The idea is straightforward: the less a person can lose at once, the less motivation there is for those who come 'visiting without an invitation.'
👮♂️ Laundered 5 billion UAH through crypto — busted a whole network
Ukrainian law enforcement cracked a major scheme where over 5 billion UAH ($114 million) was funneled through crypto, linked to illegal online casinos.
A group of 10 individuals was involved — including citizens from Ukraine and Russia. They operated classically: dirty money from gambling was funneled into crypto, then shuffled through wallets, mixers, and various services to obscure traces and cash out 'clean' funds.
Such schemes typically don’t operate in isolation.

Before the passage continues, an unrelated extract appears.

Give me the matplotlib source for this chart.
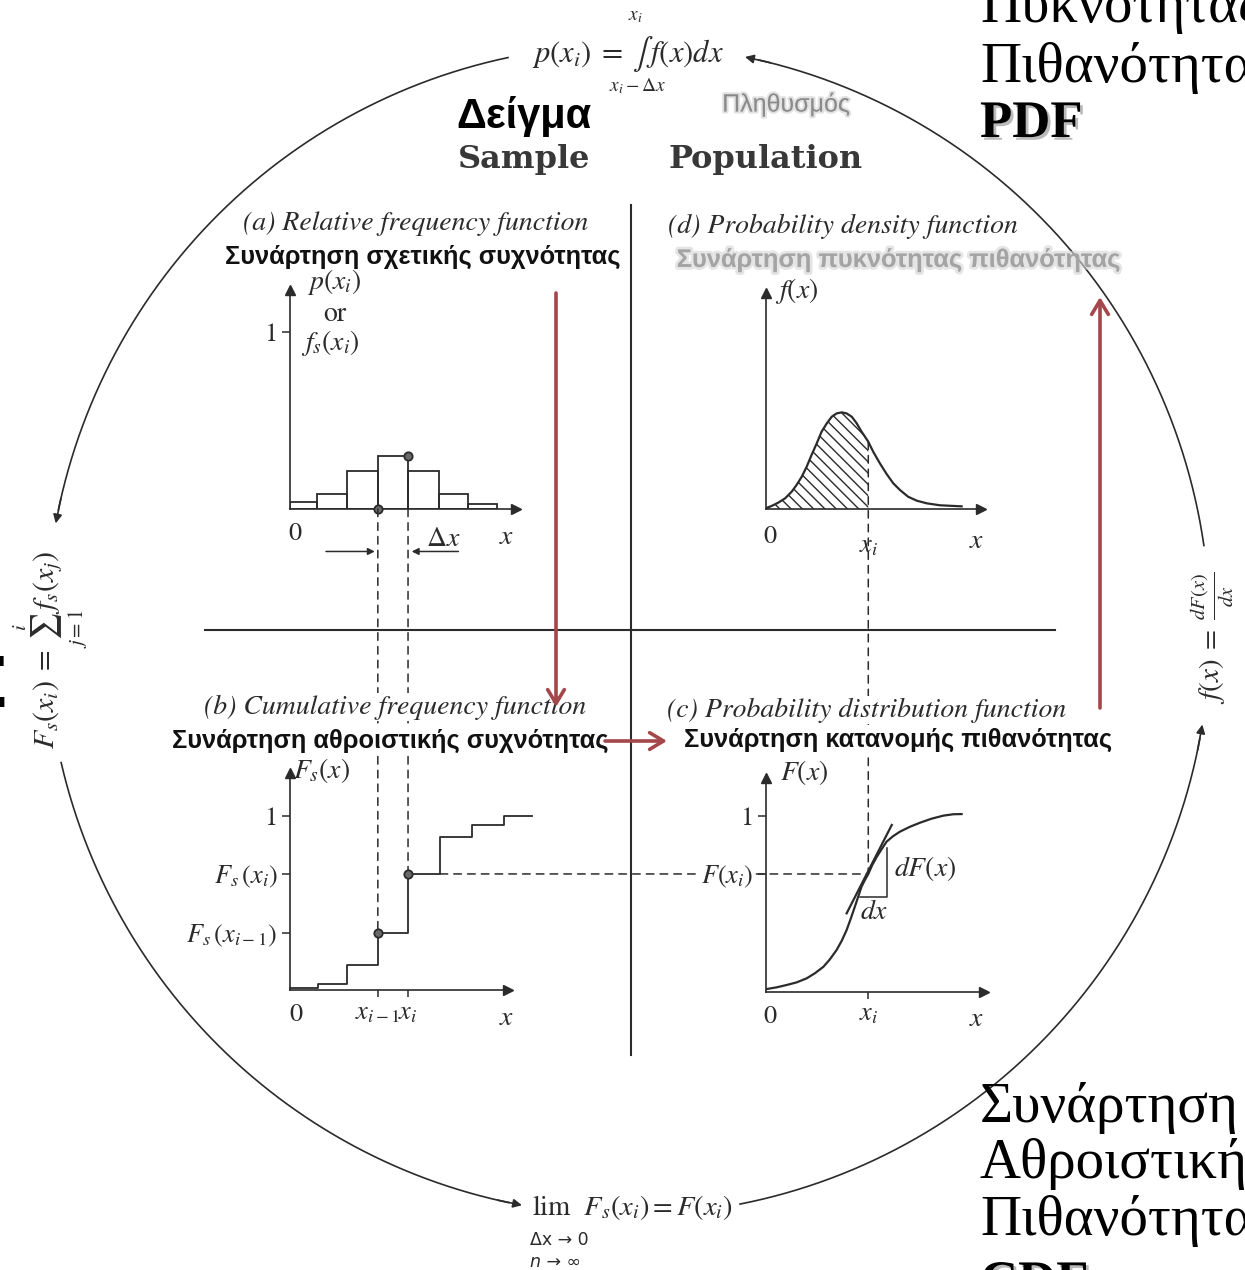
import numpy as np
import matplotlib.pyplot as plt
import matplotlib.patheffects as pe
from matplotlib.patches import ConnectionPatch

plt.rcParams['mathtext.fontset'] = 'stix'
plt.rcParams['font.family'] = ['STIXGeneral', 'DejaVu Sans']

W, H = 1245, 1270
ink = '#2b2b2b'
red = '#a3474a'

# DATA (x in bin widths, y in probability)
## (a) relative frequency histogram
rel_edges = [0.0, 0.9, 1.87, 2.88, 3.87, 4.88, 5.85, 6.8]
rel_freq = [0.04, 0.085, 0.215, 0.30, 0.215, 0.085, 0.03]
## (b) cumulative frequency steps
cum_x = [0.0, 0.92, 1.88, 2.88, 3.87, 4.92, 5.96, 7.0, 7.92]
cum_f = [0.01, 0.033, 0.144, 0.33, 0.667, 0.877, 0.948, 1.0, 1.0]
## (c) probability distribution function
cdf_x = [0.0, 0.37, 0.69, 1.02, 1.35, 1.62, 1.90, 2.11, 2.33, 2.50, 2.66, 2.80, 2.93, 3.04, 3.15, 3.26,
         3.37, 3.50, 3.65, 3.81, 3.97, 4.19, 4.41, 4.74, 5.07, 5.45, 5.83, 6.16, 6.43]
cdf_y = [0.014, 0.025, 0.038, 0.053, 0.076, 0.105, 0.142, 0.184, 0.237, 0.290, 0.351, 0.418, 0.484, 0.541,
         0.598, 0.636, 0.670, 0.721, 0.768, 0.812, 0.854, 0.886, 0.911, 0.939, 0.962, 0.985, 1.002, 1.010, 1.011]
tan_x = [2.66, 4.14]
tan_y = [0.446, 0.949]
tri_x = [3.10, 3.97, 3.97]
tri_y = [0.541, 0.541, 0.816]
## (d) probability density function
pdf_x = [0.0, 0.20, 0.42, 0.64, 0.86, 1.02, 1.19, 1.35, 1.51, 1.68, 1.84, 2.01, 2.17, 2.33, 2.50, 2.66,
         2.83, 2.99, 3.15, 3.37, 3.53, 3.75, 3.97, 4.19, 4.41, 4.68, 4.96, 5.29, 5.72, 6.43]
pdf_y = [0.004, 0.017, 0.036, 0.060, 0.098, 0.136, 0.183, 0.239, 0.305, 0.371, 0.437, 0.484, 0.521, 0.540,
         0.546, 0.540, 0.521, 0.484, 0.437, 0.380, 0.324, 0.258, 0.198, 0.145, 0.107, 0.069, 0.047, 0.032,
         0.021, 0.015]
## marked points
x_prev, x_i = 2.88, 3.87          # sample x_{i-1}, x_i
Fs_prev, Fs_i = 0.33, 0.667       # F_s(x_{i-1}), F_s(x_i)
xi_pop, F_xi = 3.37, 0.670        # population x_i, F(x_i)

fig = plt.figure(figsize=(W / 100, H / 100), dpi=100)

# BACKGROUND LAYER (pixel coords)
ov = fig.add_axes([0, 0, 1, 1])
ov.set_xlim(0, W)
ov.set_ylim(H, 0)
ov.axis('off')

##big circle in four arrowed arcs
cx, cy, rx, ry = 628, 630, 582, 585
for a0, a1 in [(101.9, 169.5), (193.1, 259.5), (281.1, 350.7), (8.3, 78.4)]:
    t = np.radians(np.linspace(a0, a1, 300))
    xs = cx + rx * np.cos(t)
    ys = cy - ry * np.sin(t)
    ov.plot(xs[:-6], ys[:-6], color=ink, lw=1.2)
    ov.annotate('', xy=(xs[-1], ys[-1]), xytext=(xs[-12], ys[-12]),
                arrowprops=dict(arrowstyle='-|>', color=ink, lw=1.2, mutation_scale=13, shrinkA=0, shrinkB=0))

##dividers
ov.plot([631, 631], [205, 1055], color=ink, lw=1.5)
ov.plot([205, 1055], [630, 630], color=ink, lw=1.5)

##formulas round the circle
ov.text(532, 62, r'$p(x_i)\;=\;\int\,f(x)dx$', fontsize=22, color=ink, va='baseline')
ov.text(635, 16, r'$x_i$', fontsize=14, color=ink, ha='center', va='center')
ov.text(638, 86, r'$x_i-\Delta x$', fontsize=14, color=ink, ha='center', va='center')
ov.text(50, 650, r'$F_s(x_i)\;=\sum_{j=1}^{i}f_s(x_j)$', fontsize=21.5, color=ink, rotation=90,
        ha='center', va='center')
ov.text(1213, 638, r'$f(x)\;=\;\frac{dF(x)}{dx}$', fontsize=21, color=ink, rotation=90,
        ha='center', va='center')
ov.text(532, 1215, r'$\mathrm{lim}\ \ F_s(x_i) = F(x_i)$', fontsize=20.5, color=ink, va='baseline')
ov.text(530, 1240, 'Δx → 0', fontsize=12.5, color=ink, va='center', family='DejaVu Sans')
ov.text(530, 1262, 'n → ∞', fontsize=12.5, color=ink, va='center', family='DejaVu Sans', style='italic')

##headings
ov.text(592, 128, 'Δείγμα', family='Liberation Sans', weight='bold', fontsize=30, ha='right', va='baseline')
ov.text(590, 168, 'Sample', family='DejaVu Serif', weight='bold', fontsize=23, color='#383838',
        ha='right', va='baseline')
ov.text(668, 168, 'Population', family='DejaVu Serif', weight='bold', fontsize=23, color='#383838',
        ha='left', va='baseline')
ov.text(786, 104, 'Πληθυσμός', family='Liberation Sans', fontsize=18, color='#8a8a8a', ha='center',
        va='center', path_effects=[pe.Stroke(linewidth=3, foreground='#cfcfcf', alpha=0.6), pe.Normal()])
ov.text(898, 260, 'Συνάρτηση πυκνότητας πιθανότητας', family='Liberation Sans', weight='bold', fontsize=18.3,
        color='#a4a4a4', ha='center', va='center',
        path_effects=[pe.Stroke(linewidth=4, foreground='#d4d4d4', alpha=0.6), pe.Normal()])

##slide text on the right edge
shadow = [pe.withSimplePatchShadow(offset=(2, -2), shadow_rgbFace='#777777', alpha=0.5)]
for s, y in [('Πυκνότητας', 22), ('Πιθανότητα', 82)]:
    ov.text(980, y, s, family='Liberation Serif', fontsize=41, va='baseline')
ov.text(980, 137, 'PDF', family='Liberation Serif', weight='bold', fontsize=38, va='baseline', path_effects=shadow)
for s, y in [('Συνάρτηση', 1122), ('Αθροιστικής', 1178), ('Πιθανότητα', 1235)]:
    ov.text(980, y, s, family='Liberation Serif', fontsize=41, va='baseline')
ov.text(980, 1297, 'CDF', family='Liberation Serif', weight='bold', fontsize=38, va='baseline', path_effects=shadow)
ov.text(9, 707, 'Σ', family='DejaVu Sans', weight='bold', fontsize=50, ha='right', va='baseline')


# PANELS
def panel(ox, oy, xmax, ymax, uy, ux=30.5):
    ax = fig.add_axes([ox / W, 1 - oy / H, xmax * ux / W, ymax * uy / H])
    ax.set_xlim(0, xmax)
    ax.set_ylim(0, ymax)
    ax.patch.set_visible(False)
    ax.spines[['top', 'right']].set_visible(False)
    ax.spines[['left', 'bottom']].set_color(ink)
    ax.spines[['left', 'bottom']].set_linewidth(1.2)
    ax.plot(1, 0, '>', color=ink, ms=7, transform=ax.get_yaxis_transform(), clip_on=False)
    ax.plot(0, 1, '^', color=ink, ms=7, transform=ax.get_xaxis_transform(), clip_on=False)
    ax.set_xticks([])
    ax.set_yticks([])
    ax.tick_params(colors=ink, labelsize=19, length=6, width=1.1, pad=3)
    return ax


def ends(ax, zero_off, x_off):
    ax.annotate('0', xy=(0, 0), xytext=zero_off, textcoords='offset pixels', fontsize=19, color=ink,
                ha='center', va='center')
    ax.annotate(r'$x$', xy=(1, 0), xycoords='axes fraction', xytext=x_off, textcoords='offset pixels',
                fontsize=20, color=ink, ha='center', va='center')


def link(axA, pA, axB, pB, host):
    con = ConnectionPatch(pA, pB, coordsA=axA.transData, coordsB=axB.transData, color=ink, lw=1.1,
                          ls=(0, (5, 4)), zorder=1, clip_on=False)
    host.add_artist(con)


dot = dict(marker='o', ms=6, mfc='#6a6a6a', mec=ink, mew=1.3, ls='none', zorder=4, clip_on=False)
lab = dict(fontsize=20, color=ink, ha='center', va='center')

##(a) relative frequency
axa = panel(290, 509, 7.4, 1.24, 177)
axa.bar(rel_edges[:-1], rel_freq, width=np.diff(rel_edges), align='edge', fill=False, edgecolor=ink, lw=1.3)
axa.plot([x_prev, x_i], [0, rel_freq[3]], **dot)
axa.set_yticks([1], ['1'])
ends(axa, (5, -25), (-9, -28))
axa.text(1.44, 1.28, r'$p(x_i)$', **lab)
axa.text(1.48, 1.10, 'or', **lab)
axa.text(1.31, 0.94, r'$f_s(x_i)$', **lab)
axa.annotate('', xy=(x_prev - 0.1, -0.24), xytext=(x_prev - 1.7, -0.24), annotation_clip=False,
             arrowprops=dict(arrowstyle='-|>', color=ink, lw=1.1, mutation_scale=10, shrinkA=0, shrinkB=0))
axa.annotate('', xy=(x_i + 0.12, -0.24), xytext=(x_i + 1.65, -0.24), annotation_clip=False,
             arrowprops=dict(arrowstyle='-|>', color=ink, lw=1.1, mutation_scale=10, shrinkA=0, shrinkB=0))
axa.text(x_i + 1.15, -0.17, r'$\Delta x$', **lab)

##(b) cumulative frequency
axb = panel(290, 990, 7.15, 1.247, 174)
axb.step(cum_x, cum_f, where='post', color=ink, lw=1.3, clip_on=False)
axb.plot([x_prev, x_i], [Fs_prev, Fs_i], **dot)
axb.set_yticks([1, Fs_i, Fs_prev], ['1', r'$F_s\,(x_i)$', r'$F_s\,(x_{i-1})$'])
axb.set_xticks([x_prev, x_i], [r'$x_{i-1}$', r'$x_i$'])
axb.tick_params(axis='x', length=5)
ends(axb, (6, -25), (-1, -28))
axb.text(1.05, 1.26, r'$F_s(x)$', **lab)
link(axa, (x_prev, 0), axb, (x_prev, Fs_prev), axb)
link(axa, (x_i, 0), axb, (x_i, Fs_i), axb)

##(c) probability distribution function
axc = panel(765.5, 991.7, 7.18, 1.217, 175.7)
axc.plot(cdf_x, cdf_y, color=ink, lw=1.6)
axc.plot(tan_x, tan_y, color=ink, lw=1.6)
axc.plot(tri_x, tri_y, color=ink, lw=1.1)
axc.set_yticks([1, F_xi], ['1', r'$F(x_i)$'])
axc.set_xticks([xi_pop], [r'$x_i$'])
axc.tick_params(axis='x', length=5)
for t in axc.get_yticklabels():
    t.set_bbox(dict(facecolor='white', edgecolor='none', pad=1))
ends(axc, (4, -25), (-8, -28))
axc.text(1.26, 1.25, r'$F(x)$', **lab)
axc.text(4.2, 0.70, r'$dF(x)$', fontsize=20, color=ink, ha='left', va='center')
axc.text(3.55, 0.45, r'$dx$', **lab)
link(axb, (cum_x[5], Fs_i), axc, (xi_pop, F_xi), axc)

##(d) probability density function
axd = panel(765.5, 509, 7.05, 1.22, 177)
k = pdf_x.index(xi_pop) + 1
shade = axd.fill_between(pdf_x[:k], pdf_y[:k], 0, facecolor='none', lw=0)
##hatch lines at 45 deg on screen (one y unit = 177/30.5 x units), clipped to the shaded area
slope = 177 / 30.5
hh = 0.6
for x0 in np.arange(0.1, xi_pop + hh * slope, 0.37):
    hl, = axd.plot([x0, x0 - hh * slope], [0, hh], color=ink, lw=1.0)
    hl.set_clip_path(shade.get_paths()[0], axd.transData)
axd.plot(pdf_x, pdf_y, color=ink, lw=1.6)
axd.set_xticks([xi_pop], [r'$x_i$'])
axd.tick_params(axis='x', length=0, pad=18)
ends(axd, (4, -28), (-4, -32))
axd.text(1.03, 1.23, r'$f(x)$', **lab)
link(axd, (xi_pop, pdf_y[k - 1]), axc, (xi_pop, F_xi), axc)

# TOP LAYER: titles and red arrows
top = fig.add_axes([0, 0, 1, 1], zorder=3)
top.set_xlim(0, W)
top.set_ylim(H, 0)
top.axis('off')
wbox = dict(facecolor='white', edgecolor='none', pad=1)
titles = [(416, 224, '(a) Relative frequency function', 'Συνάρτηση σχετικής συχνότητας', 423, 257),
          (395, 707, '(b) Cumulative frequency function', 'Συνάρτηση αθροιστικής συχνότητας', 390, 741),
          (867, 710, '(c) Probability distribution function', 'Συνάρτηση κατανομής πιθανότητας', 898, 740),
          (843, 226, '(d) Probability density function', None, 0, 0)]
for x, y, en, gr, gx, gy in titles:
    top.text(x, y, en, style='italic', fontsize=20, color=ink, ha='center', va='center', bbox=wbox)
    if gr:
        top.text(gx, gy, gr, family='Liberation Sans', weight='bold', fontsize=18.3, color='#111111',
                 ha='center', va='center', bbox=wbox)

red_arrow = dict(arrowstyle='->,head_length=1.0,head_width=0.6', color=red, lw=2.6, shrinkA=0, shrinkB=0)
top.annotate('', xy=(556, 707), xytext=(556, 293), arrowprops=red_arrow)
top.annotate('', xy=(667, 741), xytext=(605, 741), arrowprops=red_arrow)
top.annotate('', xy=(1100, 297), xytext=(1100, 708), arrowprops=red_arrow)

plt.savefig('out.png', dpi=100)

There’s always a connection: payment processors, drops, fake accounts, sometimes even their own exchanges. Essentially, it’s a mini financial system in the shadows, with crypto serving as a convenient transit.
Now, law enforcement is turning over everyone involved and dissecting the transfer chains. The participants face serious prison time, because it’s not just about crypto; it’s linked to illegal gambling and money laundering.
⚪️s: While some dive into crypto for the x's, others exploit it as the perfect tool for gray schemes. And because of stories like these, regulators tighten the screws on everyone.
😁 Minus $350 million just because "the keys got lost"
The Polish exchange Zondacrypto announced that it can't access a wallet with 4,503 BTC.
The reason sounds like a joke: the former owner just vanished and didn't pass on the keys.
Essentially, hundreds of millions of dollars are stuck somewhere in the blockchain with no way to retrieve them.
The market reacted instantly. Users started to cash out, and up to 99% of BTC reserves leaked from the exchange. Panic did its job faster than any hacker.
The most unpleasant part isn't even the amount. It's a classic story about centralization: if access to the funds is tied to one person, it's not an exchange; it's a vault with a single key. And if that key is lost, that's it; game over.
Ps: Not your keys — not your crypto. This mantra has been echoed by the market for years, yet such cases keep popping up.